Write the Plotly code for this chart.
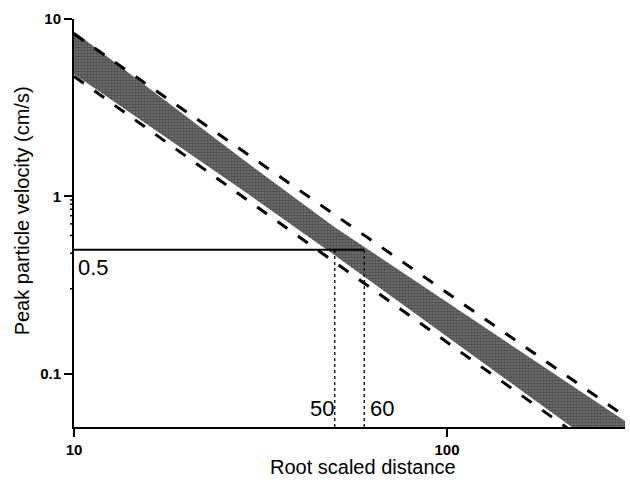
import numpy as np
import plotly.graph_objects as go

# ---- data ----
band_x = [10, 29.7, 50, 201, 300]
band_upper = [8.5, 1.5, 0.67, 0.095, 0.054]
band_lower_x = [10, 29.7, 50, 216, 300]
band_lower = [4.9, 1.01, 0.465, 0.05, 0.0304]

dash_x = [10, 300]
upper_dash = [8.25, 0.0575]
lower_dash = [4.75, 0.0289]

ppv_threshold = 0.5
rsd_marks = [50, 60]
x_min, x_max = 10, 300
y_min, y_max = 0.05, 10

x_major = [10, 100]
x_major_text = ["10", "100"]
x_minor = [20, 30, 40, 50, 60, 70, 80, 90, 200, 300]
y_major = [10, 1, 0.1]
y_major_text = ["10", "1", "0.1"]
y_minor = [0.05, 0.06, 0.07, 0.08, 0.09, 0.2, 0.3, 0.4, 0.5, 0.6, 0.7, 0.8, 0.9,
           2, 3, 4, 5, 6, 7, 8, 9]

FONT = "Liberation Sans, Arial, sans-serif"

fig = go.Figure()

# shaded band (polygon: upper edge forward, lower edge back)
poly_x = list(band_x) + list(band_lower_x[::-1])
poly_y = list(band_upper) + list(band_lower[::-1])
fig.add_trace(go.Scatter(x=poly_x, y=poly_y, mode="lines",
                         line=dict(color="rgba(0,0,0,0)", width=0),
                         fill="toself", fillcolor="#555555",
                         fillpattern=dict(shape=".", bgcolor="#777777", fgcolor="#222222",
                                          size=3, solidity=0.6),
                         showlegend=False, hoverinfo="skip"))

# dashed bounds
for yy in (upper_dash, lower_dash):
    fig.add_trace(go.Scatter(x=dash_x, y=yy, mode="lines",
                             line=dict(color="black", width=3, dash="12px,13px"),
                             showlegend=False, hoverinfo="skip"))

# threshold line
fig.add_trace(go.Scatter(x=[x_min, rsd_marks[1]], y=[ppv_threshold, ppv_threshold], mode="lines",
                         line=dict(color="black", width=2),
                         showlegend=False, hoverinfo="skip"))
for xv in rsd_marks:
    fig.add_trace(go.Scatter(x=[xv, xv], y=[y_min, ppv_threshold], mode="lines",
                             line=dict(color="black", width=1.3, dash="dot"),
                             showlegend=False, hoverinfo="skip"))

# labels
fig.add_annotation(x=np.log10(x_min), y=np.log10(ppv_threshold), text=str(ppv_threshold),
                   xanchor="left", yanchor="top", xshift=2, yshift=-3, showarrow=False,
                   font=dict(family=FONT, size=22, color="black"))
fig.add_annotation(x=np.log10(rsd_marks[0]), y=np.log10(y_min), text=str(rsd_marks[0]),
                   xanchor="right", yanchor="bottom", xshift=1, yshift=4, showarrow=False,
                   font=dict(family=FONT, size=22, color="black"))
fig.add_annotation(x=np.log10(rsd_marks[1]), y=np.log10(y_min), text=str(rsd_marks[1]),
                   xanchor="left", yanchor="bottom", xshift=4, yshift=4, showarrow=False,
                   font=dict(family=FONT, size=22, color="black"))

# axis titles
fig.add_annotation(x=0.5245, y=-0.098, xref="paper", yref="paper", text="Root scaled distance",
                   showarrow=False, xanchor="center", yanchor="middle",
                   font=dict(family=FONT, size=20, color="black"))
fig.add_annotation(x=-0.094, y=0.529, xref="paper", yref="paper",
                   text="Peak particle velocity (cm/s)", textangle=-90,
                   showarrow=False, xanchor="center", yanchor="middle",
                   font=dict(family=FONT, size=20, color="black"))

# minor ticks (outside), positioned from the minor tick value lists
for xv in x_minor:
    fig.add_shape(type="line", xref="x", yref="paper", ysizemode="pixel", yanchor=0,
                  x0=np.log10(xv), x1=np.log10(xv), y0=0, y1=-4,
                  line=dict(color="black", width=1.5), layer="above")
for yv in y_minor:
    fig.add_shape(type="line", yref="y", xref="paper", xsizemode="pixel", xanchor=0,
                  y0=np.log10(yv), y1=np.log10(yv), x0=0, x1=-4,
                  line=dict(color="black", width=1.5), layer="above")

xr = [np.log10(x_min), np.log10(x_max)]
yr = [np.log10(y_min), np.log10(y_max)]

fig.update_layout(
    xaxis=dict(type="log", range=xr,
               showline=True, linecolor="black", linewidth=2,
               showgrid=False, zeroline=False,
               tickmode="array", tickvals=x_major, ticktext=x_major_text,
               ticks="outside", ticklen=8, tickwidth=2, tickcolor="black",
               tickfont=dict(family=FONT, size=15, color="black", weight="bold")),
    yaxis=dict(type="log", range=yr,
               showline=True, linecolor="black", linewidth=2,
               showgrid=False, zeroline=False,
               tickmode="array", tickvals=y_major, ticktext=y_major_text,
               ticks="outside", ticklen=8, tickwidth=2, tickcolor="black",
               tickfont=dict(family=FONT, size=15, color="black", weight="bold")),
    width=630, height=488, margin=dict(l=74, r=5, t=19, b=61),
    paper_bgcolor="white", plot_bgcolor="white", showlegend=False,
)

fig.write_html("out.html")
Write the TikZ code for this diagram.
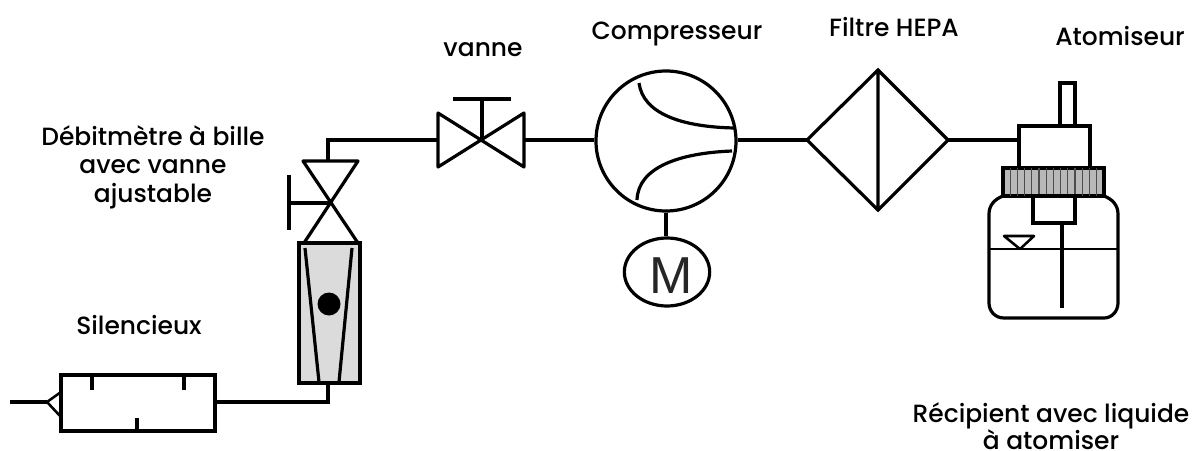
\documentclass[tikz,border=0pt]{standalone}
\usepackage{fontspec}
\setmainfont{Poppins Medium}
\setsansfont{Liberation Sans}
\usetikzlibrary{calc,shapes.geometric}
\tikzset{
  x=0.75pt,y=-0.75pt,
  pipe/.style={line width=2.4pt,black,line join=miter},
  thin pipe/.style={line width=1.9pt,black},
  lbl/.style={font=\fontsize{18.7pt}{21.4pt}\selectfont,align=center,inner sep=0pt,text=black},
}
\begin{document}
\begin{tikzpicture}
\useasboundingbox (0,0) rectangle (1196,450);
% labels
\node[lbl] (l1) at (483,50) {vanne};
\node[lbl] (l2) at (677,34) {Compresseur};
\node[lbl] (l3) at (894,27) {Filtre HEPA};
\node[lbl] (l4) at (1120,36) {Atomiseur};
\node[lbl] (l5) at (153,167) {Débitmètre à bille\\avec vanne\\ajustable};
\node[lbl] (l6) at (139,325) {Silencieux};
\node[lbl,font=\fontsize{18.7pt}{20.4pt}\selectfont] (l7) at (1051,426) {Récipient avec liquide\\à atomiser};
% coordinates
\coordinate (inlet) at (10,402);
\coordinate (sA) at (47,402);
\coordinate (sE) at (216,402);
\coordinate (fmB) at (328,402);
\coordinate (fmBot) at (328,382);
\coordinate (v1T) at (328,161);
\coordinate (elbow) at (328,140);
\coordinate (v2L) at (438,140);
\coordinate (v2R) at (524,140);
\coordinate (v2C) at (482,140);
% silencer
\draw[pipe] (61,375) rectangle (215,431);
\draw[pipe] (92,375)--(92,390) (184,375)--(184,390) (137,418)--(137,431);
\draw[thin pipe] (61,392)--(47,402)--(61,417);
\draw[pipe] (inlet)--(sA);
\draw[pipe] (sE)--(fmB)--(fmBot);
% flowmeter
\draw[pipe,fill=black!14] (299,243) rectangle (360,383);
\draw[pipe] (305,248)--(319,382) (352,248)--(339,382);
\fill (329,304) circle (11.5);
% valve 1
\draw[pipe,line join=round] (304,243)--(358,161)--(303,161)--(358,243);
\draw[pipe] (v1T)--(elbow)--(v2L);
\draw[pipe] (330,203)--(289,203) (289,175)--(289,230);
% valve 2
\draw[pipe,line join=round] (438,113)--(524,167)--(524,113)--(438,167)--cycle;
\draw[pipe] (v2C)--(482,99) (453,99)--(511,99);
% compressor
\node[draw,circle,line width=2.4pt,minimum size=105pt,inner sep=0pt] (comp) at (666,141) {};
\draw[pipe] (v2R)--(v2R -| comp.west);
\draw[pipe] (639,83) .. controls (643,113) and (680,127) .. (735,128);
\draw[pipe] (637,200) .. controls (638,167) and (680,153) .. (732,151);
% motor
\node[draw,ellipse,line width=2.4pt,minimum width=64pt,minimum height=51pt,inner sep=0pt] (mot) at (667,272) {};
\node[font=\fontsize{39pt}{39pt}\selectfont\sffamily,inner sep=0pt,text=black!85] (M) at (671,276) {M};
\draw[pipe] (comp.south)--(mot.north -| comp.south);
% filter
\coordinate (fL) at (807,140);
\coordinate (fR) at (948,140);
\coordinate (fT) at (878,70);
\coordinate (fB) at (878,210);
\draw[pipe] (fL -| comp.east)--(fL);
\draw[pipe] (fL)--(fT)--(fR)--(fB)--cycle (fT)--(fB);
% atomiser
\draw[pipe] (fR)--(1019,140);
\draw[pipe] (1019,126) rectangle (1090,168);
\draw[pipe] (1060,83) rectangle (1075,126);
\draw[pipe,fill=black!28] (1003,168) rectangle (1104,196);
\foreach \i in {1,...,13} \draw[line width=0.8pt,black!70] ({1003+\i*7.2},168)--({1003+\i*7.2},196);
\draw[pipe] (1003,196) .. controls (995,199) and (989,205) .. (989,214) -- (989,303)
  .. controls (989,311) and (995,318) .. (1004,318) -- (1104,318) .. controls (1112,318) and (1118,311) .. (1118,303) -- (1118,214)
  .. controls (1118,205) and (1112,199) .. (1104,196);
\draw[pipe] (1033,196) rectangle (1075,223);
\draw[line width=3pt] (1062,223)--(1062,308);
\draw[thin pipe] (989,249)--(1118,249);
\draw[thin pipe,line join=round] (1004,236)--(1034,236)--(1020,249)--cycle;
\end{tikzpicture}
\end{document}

==============================

WHAT NEEDS TO BE DONE: Stop after the line containing "y_min, y_max = 0.05, 10": copy the records exactly from the first line up to there, leaving pictures out.

RESULT OF THE EXERCISE:
Write the Plotly code for this chart.
import numpy as np
import plotly.graph_objects as go

# ---- data ----
band_x = [10, 29.7, 50, 201, 300]
band_upper = [8.5, 1.5, 0.67, 0.095, 0.054]
band_lower_x = [10, 29.7, 50, 216, 300]
band_lower = [4.9, 1.01, 0.465, 0.05, 0.0304]

dash_x = [10, 300]
upper_dash = [8.25, 0.0575]
lower_dash = [4.75, 0.0289]

ppv_threshold = 0.5
rsd_marks = [50, 60]
x_min, x_max = 10, 300
y_min, y_max = 0.05, 10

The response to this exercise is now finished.